From the entries below, print exactly the span beginning with the line holding "Recreate this image" and ending with the line holding "const candles = dates.map((d, i)", endpoints included, and skip any pictures.

━━━ Dataset content

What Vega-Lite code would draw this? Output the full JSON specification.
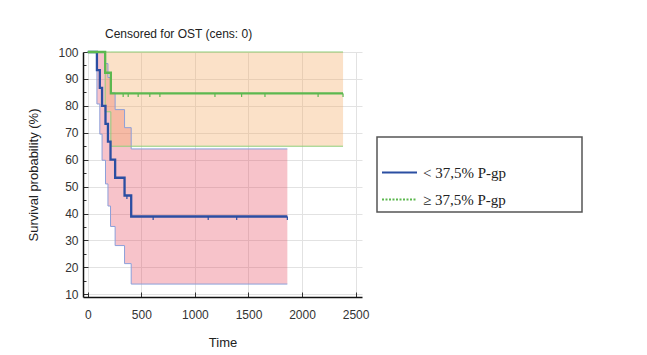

━━━━━━
━━━ Dataset content

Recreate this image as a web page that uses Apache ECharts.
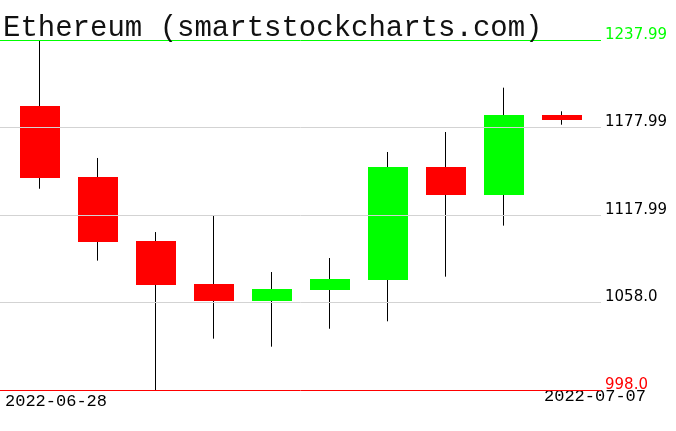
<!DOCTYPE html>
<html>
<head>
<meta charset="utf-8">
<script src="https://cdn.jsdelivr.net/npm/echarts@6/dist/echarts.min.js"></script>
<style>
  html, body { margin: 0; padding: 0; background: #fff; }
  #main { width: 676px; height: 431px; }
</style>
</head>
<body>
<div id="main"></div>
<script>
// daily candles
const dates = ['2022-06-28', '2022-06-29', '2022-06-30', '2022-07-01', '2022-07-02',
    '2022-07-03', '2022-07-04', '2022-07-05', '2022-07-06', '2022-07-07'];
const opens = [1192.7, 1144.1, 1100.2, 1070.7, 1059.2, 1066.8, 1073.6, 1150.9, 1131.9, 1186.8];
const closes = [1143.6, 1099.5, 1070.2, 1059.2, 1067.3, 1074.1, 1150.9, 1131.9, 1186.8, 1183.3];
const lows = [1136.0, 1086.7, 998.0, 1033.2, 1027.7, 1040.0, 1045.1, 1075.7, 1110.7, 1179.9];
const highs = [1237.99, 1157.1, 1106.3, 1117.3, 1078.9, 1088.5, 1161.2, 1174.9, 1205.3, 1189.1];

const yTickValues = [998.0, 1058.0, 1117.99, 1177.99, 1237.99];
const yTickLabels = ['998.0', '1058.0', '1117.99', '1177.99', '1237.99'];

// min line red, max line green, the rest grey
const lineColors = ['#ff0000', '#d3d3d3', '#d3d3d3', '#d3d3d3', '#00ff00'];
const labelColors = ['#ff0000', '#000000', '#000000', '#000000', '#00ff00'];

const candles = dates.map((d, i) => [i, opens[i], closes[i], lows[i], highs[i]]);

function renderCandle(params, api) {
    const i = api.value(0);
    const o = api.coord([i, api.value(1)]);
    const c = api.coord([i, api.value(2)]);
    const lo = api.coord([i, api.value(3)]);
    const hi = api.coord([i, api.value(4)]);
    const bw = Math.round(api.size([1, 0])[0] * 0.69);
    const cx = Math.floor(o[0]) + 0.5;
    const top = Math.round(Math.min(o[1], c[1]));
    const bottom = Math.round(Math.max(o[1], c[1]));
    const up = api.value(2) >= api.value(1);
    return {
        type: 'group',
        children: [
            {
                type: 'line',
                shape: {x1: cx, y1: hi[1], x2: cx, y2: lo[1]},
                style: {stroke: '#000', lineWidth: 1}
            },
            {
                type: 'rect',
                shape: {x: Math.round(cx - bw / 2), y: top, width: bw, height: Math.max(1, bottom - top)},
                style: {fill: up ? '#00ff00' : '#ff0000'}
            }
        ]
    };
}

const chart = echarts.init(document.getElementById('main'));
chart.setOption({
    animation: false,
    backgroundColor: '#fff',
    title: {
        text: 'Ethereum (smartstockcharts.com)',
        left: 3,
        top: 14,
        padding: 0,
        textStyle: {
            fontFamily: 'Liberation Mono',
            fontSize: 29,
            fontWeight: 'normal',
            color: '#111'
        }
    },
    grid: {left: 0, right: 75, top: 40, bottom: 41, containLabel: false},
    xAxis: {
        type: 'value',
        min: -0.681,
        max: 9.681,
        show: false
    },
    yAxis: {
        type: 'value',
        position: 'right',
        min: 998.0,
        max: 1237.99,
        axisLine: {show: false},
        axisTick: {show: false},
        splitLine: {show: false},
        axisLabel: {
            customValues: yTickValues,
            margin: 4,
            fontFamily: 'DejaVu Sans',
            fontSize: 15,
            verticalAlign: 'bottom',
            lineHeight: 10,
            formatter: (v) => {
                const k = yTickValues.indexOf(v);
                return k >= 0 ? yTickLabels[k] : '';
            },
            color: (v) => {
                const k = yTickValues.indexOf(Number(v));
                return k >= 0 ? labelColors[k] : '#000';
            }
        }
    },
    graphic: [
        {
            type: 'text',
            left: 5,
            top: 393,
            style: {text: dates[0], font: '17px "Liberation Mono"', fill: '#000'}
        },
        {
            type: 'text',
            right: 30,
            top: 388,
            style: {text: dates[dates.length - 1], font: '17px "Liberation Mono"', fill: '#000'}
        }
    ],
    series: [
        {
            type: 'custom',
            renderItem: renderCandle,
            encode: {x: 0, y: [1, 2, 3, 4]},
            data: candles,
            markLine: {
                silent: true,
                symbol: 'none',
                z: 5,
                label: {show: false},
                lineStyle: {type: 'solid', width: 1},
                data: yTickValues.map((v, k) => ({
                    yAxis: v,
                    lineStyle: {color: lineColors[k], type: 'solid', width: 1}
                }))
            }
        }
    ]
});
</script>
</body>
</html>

━━━━━━
━━━ Dataset content

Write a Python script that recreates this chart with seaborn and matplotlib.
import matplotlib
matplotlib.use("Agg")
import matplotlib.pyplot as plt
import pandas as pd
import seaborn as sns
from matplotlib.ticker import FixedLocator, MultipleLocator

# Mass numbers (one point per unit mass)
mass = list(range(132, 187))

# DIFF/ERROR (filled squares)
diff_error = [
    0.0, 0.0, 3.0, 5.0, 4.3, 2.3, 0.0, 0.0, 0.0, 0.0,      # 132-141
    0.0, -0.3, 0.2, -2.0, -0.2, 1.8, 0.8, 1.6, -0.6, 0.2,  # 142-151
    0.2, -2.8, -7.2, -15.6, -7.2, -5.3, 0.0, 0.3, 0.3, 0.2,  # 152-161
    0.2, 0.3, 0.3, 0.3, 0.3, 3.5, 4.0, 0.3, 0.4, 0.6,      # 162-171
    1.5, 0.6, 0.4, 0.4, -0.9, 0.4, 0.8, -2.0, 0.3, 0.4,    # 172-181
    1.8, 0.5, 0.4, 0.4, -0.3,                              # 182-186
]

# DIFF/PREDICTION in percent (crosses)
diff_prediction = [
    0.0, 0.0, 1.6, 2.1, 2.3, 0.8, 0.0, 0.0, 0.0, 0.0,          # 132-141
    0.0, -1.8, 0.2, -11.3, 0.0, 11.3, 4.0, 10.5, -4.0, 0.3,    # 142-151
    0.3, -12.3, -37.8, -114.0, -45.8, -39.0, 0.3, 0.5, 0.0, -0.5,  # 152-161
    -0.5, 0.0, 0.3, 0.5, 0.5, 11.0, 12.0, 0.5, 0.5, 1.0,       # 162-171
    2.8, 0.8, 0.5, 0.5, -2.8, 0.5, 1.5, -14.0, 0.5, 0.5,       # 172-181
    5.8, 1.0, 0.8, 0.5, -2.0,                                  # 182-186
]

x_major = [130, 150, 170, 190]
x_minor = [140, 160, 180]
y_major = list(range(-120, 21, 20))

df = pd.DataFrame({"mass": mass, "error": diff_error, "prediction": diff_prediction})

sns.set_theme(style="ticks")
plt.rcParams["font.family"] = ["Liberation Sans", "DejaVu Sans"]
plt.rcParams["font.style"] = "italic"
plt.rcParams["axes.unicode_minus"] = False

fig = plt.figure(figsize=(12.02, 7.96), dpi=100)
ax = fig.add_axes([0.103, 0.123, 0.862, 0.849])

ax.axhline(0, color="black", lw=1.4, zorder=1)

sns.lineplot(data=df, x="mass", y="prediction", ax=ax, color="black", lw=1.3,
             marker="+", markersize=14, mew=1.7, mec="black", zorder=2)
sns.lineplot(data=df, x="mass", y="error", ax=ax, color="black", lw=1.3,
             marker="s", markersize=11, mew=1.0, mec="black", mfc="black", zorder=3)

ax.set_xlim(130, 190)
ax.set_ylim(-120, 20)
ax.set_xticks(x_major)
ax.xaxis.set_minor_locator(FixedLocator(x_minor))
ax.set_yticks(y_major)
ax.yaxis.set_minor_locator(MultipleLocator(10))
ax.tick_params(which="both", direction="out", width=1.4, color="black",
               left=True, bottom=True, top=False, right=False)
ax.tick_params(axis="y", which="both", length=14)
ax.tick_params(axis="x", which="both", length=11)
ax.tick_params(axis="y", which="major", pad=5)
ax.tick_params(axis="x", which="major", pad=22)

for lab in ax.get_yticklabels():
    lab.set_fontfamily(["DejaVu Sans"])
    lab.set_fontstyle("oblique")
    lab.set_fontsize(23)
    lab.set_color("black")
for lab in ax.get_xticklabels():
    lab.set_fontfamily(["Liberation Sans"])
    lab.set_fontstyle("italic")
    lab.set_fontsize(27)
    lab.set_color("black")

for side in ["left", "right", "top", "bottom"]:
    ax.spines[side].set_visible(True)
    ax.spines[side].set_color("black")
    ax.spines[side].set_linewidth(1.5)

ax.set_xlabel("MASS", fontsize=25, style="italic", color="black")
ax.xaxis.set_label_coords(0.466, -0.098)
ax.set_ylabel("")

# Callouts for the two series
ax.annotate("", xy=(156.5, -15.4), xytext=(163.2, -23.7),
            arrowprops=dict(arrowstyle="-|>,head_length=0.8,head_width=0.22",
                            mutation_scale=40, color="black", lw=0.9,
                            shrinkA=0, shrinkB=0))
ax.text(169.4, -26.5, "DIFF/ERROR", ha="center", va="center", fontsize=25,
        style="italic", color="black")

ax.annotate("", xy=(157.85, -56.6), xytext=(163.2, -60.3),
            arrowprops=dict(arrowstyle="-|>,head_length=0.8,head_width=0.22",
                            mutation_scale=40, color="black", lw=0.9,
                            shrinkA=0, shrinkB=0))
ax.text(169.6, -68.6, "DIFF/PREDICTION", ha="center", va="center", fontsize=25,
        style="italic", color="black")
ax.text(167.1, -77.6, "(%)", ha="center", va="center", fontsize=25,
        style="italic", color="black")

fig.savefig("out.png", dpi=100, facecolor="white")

━━━━━━

### Result
Recreate this image as a web page that uses Apache ECharts.
<!DOCTYPE html>
<html>
<head>
<meta charset="utf-8">
<script src="https://cdn.jsdelivr.net/npm/echarts@6/dist/echarts.min.js"></script>
<style>
  html, body { margin: 0; padding: 0; background: #fff; }
  #main { width: 676px; height: 431px; }
</style>
</head>
<body>
<div id="main"></div>
<script>
// daily candles
const dates = ['2022-06-28', '2022-06-29', '2022-06-30', '2022-07-01', '2022-07-02',
    '2022-07-03', '2022-07-04', '2022-07-05', '2022-07-06', '2022-07-07'];
const opens = [1192.7, 1144.1, 1100.2, 1070.7, 1059.2, 1066.8, 1073.6, 1150.9, 1131.9, 1186.8];
const closes = [1143.6, 1099.5, 1070.2, 1059.2, 1067.3, 1074.1, 1150.9, 1131.9, 1186.8, 1183.3];
const lows = [1136.0, 1086.7, 998.0, 1033.2, 1027.7, 1040.0, 1045.1, 1075.7, 1110.7, 1179.9];
const highs = [1237.99, 1157.1, 1106.3, 1117.3, 1078.9, 1088.5, 1161.2, 1174.9, 1205.3, 1189.1];

const yTickValues = [998.0, 1058.0, 1117.99, 1177.99, 1237.99];
const yTickLabels = ['998.0', '1058.0', '1117.99', '1177.99', '1237.99'];

// min line red, max line green, the rest grey
const lineColors = ['#ff0000', '#d3d3d3', '#d3d3d3', '#d3d3d3', '#00ff00'];
const labelColors = ['#ff0000', '#000000', '#000000', '#000000', '#00ff00'];

const candles = dates.map((d, i) => [i, opens[i], closes[i], lows[i], highs[i]]);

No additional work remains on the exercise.